WHAT TO PRODUCE: Exclude the pictures; give every entry again exactly as written.
** Start PROVIDED RECORDS **
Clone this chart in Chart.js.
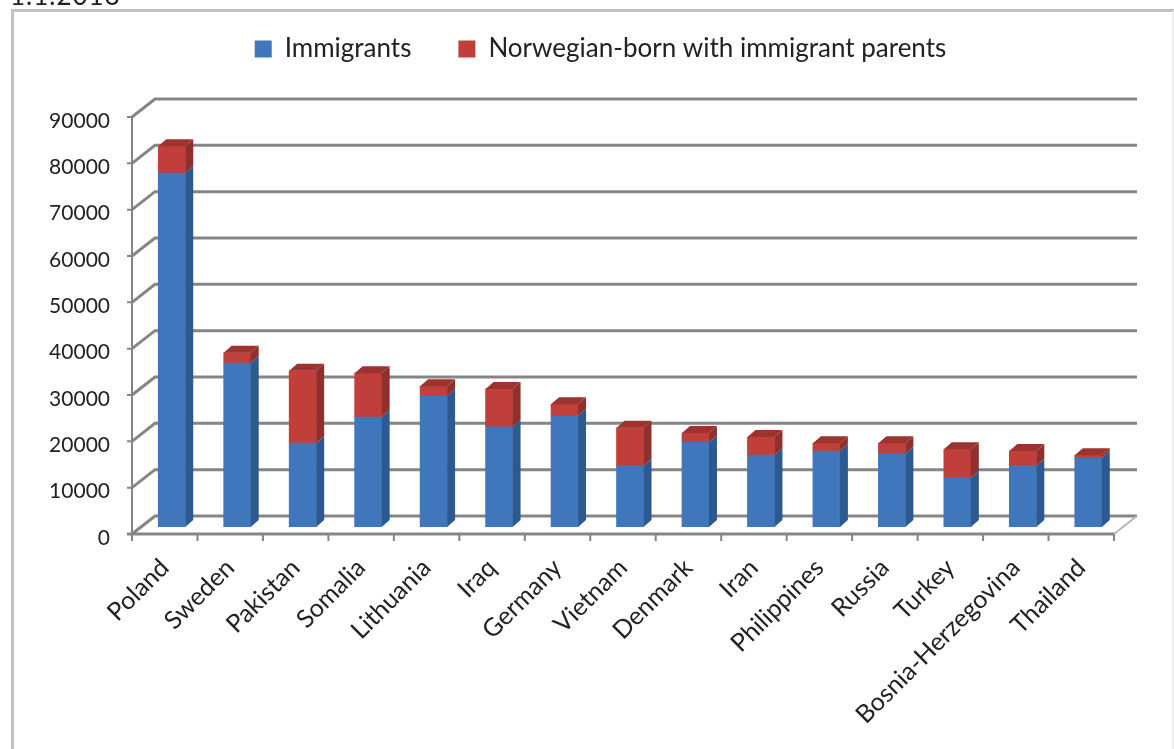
<!DOCTYPE html>
<html>
<head>
<meta charset="utf-8">
<title>Immigrants and Norwegian-born with immigrant parents</title>
<script src="https://cdn.jsdelivr.net/npm/chart.js@4"></script>
<style>
  html, body { margin: 0; background: #fff; overflow: hidden; }
  #wrap { position: absolute; left: 0; top: 0; width: 1174px; height: 749px; overflow: hidden; filter: blur(0.7px); }
  #frame { position: absolute; left: 11px; top: 9px; width: 1158px; height: 800px; border: 3px solid #c2c2c2; border-right-color: #eee; }
  #date { position: absolute; left: 10px; top: -21px; font: 26px Lato, sans-serif; letter-spacing: 1px; color: #222; }
  canvas { position: absolute; left: 0; top: 0; }
</style>
</head>
<body>
<div id="wrap">
  <div id="date">1.1.2013</div>
  <div id="frame"></div>
  <canvas id="chart" width="1174" height="749"></canvas>
</div>
<script>
const countries = ["Poland", "Sweden", "Pakistan", "Somalia", "Lithuania", "Iraq", "Germany", "Vietnam",
  "Denmark", "Iran", "Philippines", "Russia", "Turkey", "Bosnia-Herzegovina", "Thailand"];
const immigrants = [76400, 35400, 18100, 23700, 28300, 21600, 24000, 13200, 18300, 15500, 16400, 15800, 10600, 13200, 14900];
const norwegianBorn = [5800, 2200, 15600, 9500, 2100, 8200, 2500, 8200, 2000, 3900, 1700, 2300, 6200, 3200, 600];

const BLUE = "#4076BC", BLUE_SIDE = "#2C5A90";
const RED = "#C03F3A", RED_SIDE = "#8F302C", RED_TOP = "#9C332F";
const GRID = "#858585";

// legend sits in the same row as the reference, plot area starts lower
const legendSpacing = {
  id: "legendSpacing",
  beforeInit(chart) {
    const fit = chart.legend.fit;
    chart.legend.fit = function () {
      fit.call(this);
      this.height = 110;
    };
  },
  afterLayout(chart) {
    const lg = chart.legend;
    lg.left += 40; lg.right += 40;
    lg.top -= 11; lg.bottom -= 11;
  }
};

// fake 3D box: walls, floor and the side/top faces of the bars
const depth3d = {
  id: "depth3d",
  beforeDatasetsDraw(chart) {
    const ctx = chart.ctx, x = chart.scales.x, y = chart.scales.y;
    ctx.save();
    ctx.strokeStyle = GRID;
    ctx.lineWidth = 3;
    y.ticks.forEach(t => {
      const py = y.getPixelForValue(t.value);
      ctx.beginPath();
      ctx.moveTo(x.left - 7, py + 7);
      ctx.lineTo(x.left + 16, py - 11);
      ctx.lineTo(x.right + 16, py - 11);
      ctx.stroke();
    });
    const base = y.getPixelForValue(0);
    // floor edge on the right
    ctx.strokeStyle = "#b5b5b5";
    ctx.lineWidth = 2;
    ctx.beginPath();
    ctx.moveTo(x.right - 7, base + 7);
    ctx.lineTo(x.right + 16, base - 11);
    ctx.stroke();
    // front axes
    ctx.strokeStyle = GRID;
    ctx.lineWidth = 2;
    ctx.beginPath();
    ctx.moveTo(x.left - 7, y.top + 7);
    ctx.lineTo(x.left - 7, base + 7);
    y.ticks.forEach(t => {
      const py = y.getPixelForValue(t.value) + 7;
      ctx.moveTo(x.left - 12, py);
      ctx.lineTo(x.left - 7, py);
    });
    ctx.stroke();
    ctx.lineWidth = 3;
    ctx.beginPath();
    ctx.moveTo(x.left - 12, base + 7);
    ctx.lineTo(x.right - 7, base + 7);
    ctx.stroke();
    ctx.lineWidth = 2;
    ctx.beginPath();
    const step = x.width / countries.length;
    for (let i = 0; i <= countries.length; i++) {
      ctx.moveTo(x.left - 7 + i * step, base + 7);
      ctx.lineTo(x.left - 7 + i * step, base + 14);
    }
    ctx.stroke();
    ctx.restore();
  },
  afterDatasetsDraw(chart) {
    const ctx = chart.ctx, dx = 8, dy = -7;
    ctx.save();
    chart.data.datasets.forEach((ds, d) => {
      chart.getDatasetMeta(d).data.forEach(bar => {
        const r = bar.x + bar.width / 2, l = bar.x - bar.width / 2;
        ctx.fillStyle = d === 0 ? BLUE_SIDE : RED_SIDE;
        ctx.beginPath();
        ctx.moveTo(r, bar.base);
        ctx.lineTo(r + dx, bar.base + dy);
        ctx.lineTo(r + dx, bar.y + dy);
        ctx.lineTo(r, bar.y);
        ctx.closePath();
        ctx.fill();
        if (d === 1) {
          ctx.fillStyle = RED_TOP;
          ctx.beginPath();
          ctx.moveTo(l, bar.y);
          ctx.lineTo(l + dx, bar.y + dy);
          ctx.lineTo(r + dx, bar.y + dy);
          ctx.lineTo(r, bar.y);
          ctx.closePath();
          ctx.fill();
        }
      });
    });
    ctx.restore();
  }
};

Chart.defaults.font.family = "Lato, sans-serif";
Chart.defaults.color = "#222";

new Chart(document.getElementById("chart"), {
  type: "bar",
  data: {
    labels: countries,
    datasets: [
      { label: "Immigrants", data: immigrants, backgroundColor: BLUE, barThickness: 27 },
      { label: "Norwegian-born with immigrant parents", data: norwegianBorn, backgroundColor: RED, barThickness: 27 }
    ]
  },
  options: {
    responsive: false,
    animation: false,
    layout: { padding: { left: 0, right: 53, top: 0, bottom: 0 } },
    plugins: {
      tooltip: { enabled: false },
      legend: {
        position: "top",
        labels: { boxWidth: 17, boxHeight: 17, font: { size: 26 }, padding: 47, color: "#222" }
      }
    },
    scales: {
      x: {
        stacked: true,
        grid: { display: false },
        border: { display: false },
        ticks: { minRotation: 45, maxRotation: 45, autoSkip: false, font: { size: 25 }, padding: 18, labelOffset: -7 },
        afterFit(s) { s.height = 749 - 527; }
      },
      y: {
        stacked: true,
        min: 0,
        max: 90000,
        grid: { display: false },
        border: { display: false },
        ticks: { stepSize: 10000, font: { size: 21 }, padding: 21, labelOffset: 11, callback: v => String(v) },
        afterFit(s) { s.width = 139; }
      }
    }
  },
  plugins: [legendSpacing, depth3d]
});
</script>
</body>
</html>
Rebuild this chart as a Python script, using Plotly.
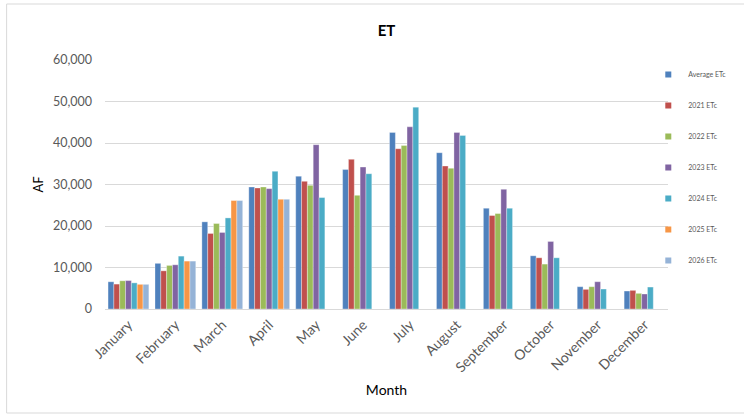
** End PROVIDED RECORDS **
OUTPUT OF THE EXERCISE:
Clone this chart in Chart.js.
<!DOCTYPE html>
<html>
<head>
<meta charset="utf-8">
<title>Immigrants and Norwegian-born with immigrant parents</title>
<script src="https://cdn.jsdelivr.net/npm/chart.js@4"></script>
<style>
  html, body { margin: 0; background: #fff; overflow: hidden; }
  #wrap { position: absolute; left: 0; top: 0; width: 1174px; height: 749px; overflow: hidden; filter: blur(0.7px); }
  #frame { position: absolute; left: 11px; top: 9px; width: 1158px; height: 800px; border: 3px solid #c2c2c2; border-right-color: #eee; }
  #date { position: absolute; left: 10px; top: -21px; font: 26px Lato, sans-serif; letter-spacing: 1px; color: #222; }
  canvas { position: absolute; left: 0; top: 0; }
</style>
</head>
<body>
<div id="wrap">
  <div id="date">1.1.2013</div>
  <div id="frame"></div>
  <canvas id="chart" width="1174" height="749"></canvas>
</div>
<script>
const countries = ["Poland", "Sweden", "Pakistan", "Somalia", "Lithuania", "Iraq", "Germany", "Vietnam",
  "Denmark", "Iran", "Philippines", "Russia", "Turkey", "Bosnia-Herzegovina", "Thailand"];
const immigrants = [76400, 35400, 18100, 23700, 28300, 21600, 24000, 13200, 18300, 15500, 16400, 15800, 10600, 13200, 14900];
const norwegianBorn = [5800, 2200, 15600, 9500, 2100, 8200, 2500, 8200, 2000, 3900, 1700, 2300, 6200, 3200, 600];

const BLUE = "#4076BC", BLUE_SIDE = "#2C5A90";
const RED = "#C03F3A", RED_SIDE = "#8F302C", RED_TOP = "#9C332F";
const GRID = "#858585";

// legend sits in the same row as the reference, plot area starts lower
const legendSpacing = {
  id: "legendSpacing",
  beforeInit(chart) {
    const fit = chart.legend.fit;
    chart.legend.fit = function () {
      fit.call(this);
      this.height = 110;
    };
  },
  afterLayout(chart) {
    const lg = chart.legend;
    lg.left += 40; lg.right += 40;
    lg.top -= 11; lg.bottom -= 11;
  }
};

// fake 3D box: walls, floor and the side/top faces of the bars
const depth3d = {
  id: "depth3d",
  beforeDatasetsDraw(chart) {
    const ctx = chart.ctx, x = chart.scales.x, y = chart.scales.y;
    ctx.save();
    ctx.strokeStyle = GRID;
    ctx.lineWidth = 3;
    y.ticks.forEach(t => {
      const py = y.getPixelForValue(t.value);
      ctx.beginPath();
      ctx.moveTo(x.left - 7, py + 7);
      ctx.lineTo(x.left + 16, py - 11);
      ctx.lineTo(x.right + 16, py - 11);
      ctx.stroke();
    });
    const base = y.getPixelForValue(0);
    // floor edge on the right
    ctx.strokeStyle = "#b5b5b5";
    ctx.lineWidth = 2;
    ctx.beginPath();
    ctx.moveTo(x.right - 7, base + 7);
    ctx.lineTo(x.right + 16, base - 11);
    ctx.stroke();
    // front axes
    ctx.strokeStyle = GRID;
    ctx.lineWidth = 2;
    ctx.beginPath();
    ctx.moveTo(x.left - 7, y.top + 7);
    ctx.lineTo(x.left - 7, base + 7);
    y.ticks.forEach(t => {
      const py = y.getPixelForValue(t.value) + 7;
      ctx.moveTo(x.left - 12, py);
      ctx.lineTo(x.left - 7, py);
    });
    ctx.stroke();
    ctx.lineWidth = 3;
    ctx.beginPath();
    ctx.moveTo(x.left - 12, base + 7);
    ctx.lineTo(x.right - 7, base + 7);
    ctx.stroke();
    ctx.lineWidth = 2;
    ctx.beginPath();
    const step = x.width / countries.length;
    for (let i = 0; i <= countries.length; i++) {
      ctx.moveTo(x.left - 7 + i * step, base + 7);
      ctx.lineTo(x.left - 7 + i * step, base + 14);
    }
    ctx.stroke();
    ctx.restore();
  },
  afterDatasetsDraw(chart) {
    const ctx = chart.ctx, dx = 8, dy = -7;
    ctx.save();
    chart.data.datasets.forEach((ds, d) => {
      chart.getDatasetMeta(d).data.forEach(bar => {
        const r = bar.x + bar.width / 2, l = bar.x - bar.width / 2;
        ctx.fillStyle = d === 0 ? BLUE_SIDE : RED_SIDE;
        ctx.beginPath();
        ctx.moveTo(r, bar.base);
        ctx.lineTo(r + dx, bar.base + dy);
        ctx.lineTo(r + dx, bar.y + dy);
        ctx.lineTo(r, bar.y);
        ctx.closePath();
        ctx.fill();
        if (d === 1) {
          ctx.fillStyle = RED_TOP;
          ctx.beginPath();
          ctx.moveTo(l, bar.y);
          ctx.lineTo(l + dx, bar.y + dy);
          ctx.lineTo(r + dx, bar.y + dy);
          ctx.lineTo(r, bar.y);
          ctx.closePath();
          ctx.fill();
        }
      });
    });
    ctx.restore();
  }
};

Chart.defaults.font.family = "Lato, sans-serif";
Chart.defaults.color = "#222";

new Chart(document.getElementById("chart"), {
  type: "bar",
  data: {
    labels: countries,
    datasets: [
      { label: "Immigrants", data: immigrants, backgroundColor: BLUE, barThickness: 27 },
      { label: "Norwegian-born with immigrant parents", data: norwegianBorn, backgroundColor: RED, barThickness: 27 }
    ]
  },
  options: {
    responsive: false,
    animation: false,
    layout: { padding: { left: 0, right: 53, top: 0, bottom: 0 } },
    plugins: {
      tooltip: { enabled: false },
      legend: {
        position: "top",
        labels: { boxWidth: 17, boxHeight: 17, font: { size: 26 }, padding: 47, color: "#222" }
      }
    },
    scales: {
      x: {
        stacked: true,
        grid: { display: false },
        border: { display: false },
        ticks: { minRotation: 45, maxRotation: 45, autoSkip: false, font: { size: 25 }, padding: 18, labelOffset: -7 },
        afterFit(s) { s.height = 749 - 527; }
      },
      y: {
        stacked: true,
        min: 0,
        max: 90000,
        grid: { display: false },
        border: { display: false },
        ticks: { stepSize: 10000, font: { size: 21 }, padding: 21, labelOffset: 11, callback: v => String(v) },
        afterFit(s) { s.width = 139; }
      }
    }
  },
  plugins: [legendSpacing, depth3d]
});
</script>
</body>
</html>
Rebuild this chart as a Python script, using Plotly.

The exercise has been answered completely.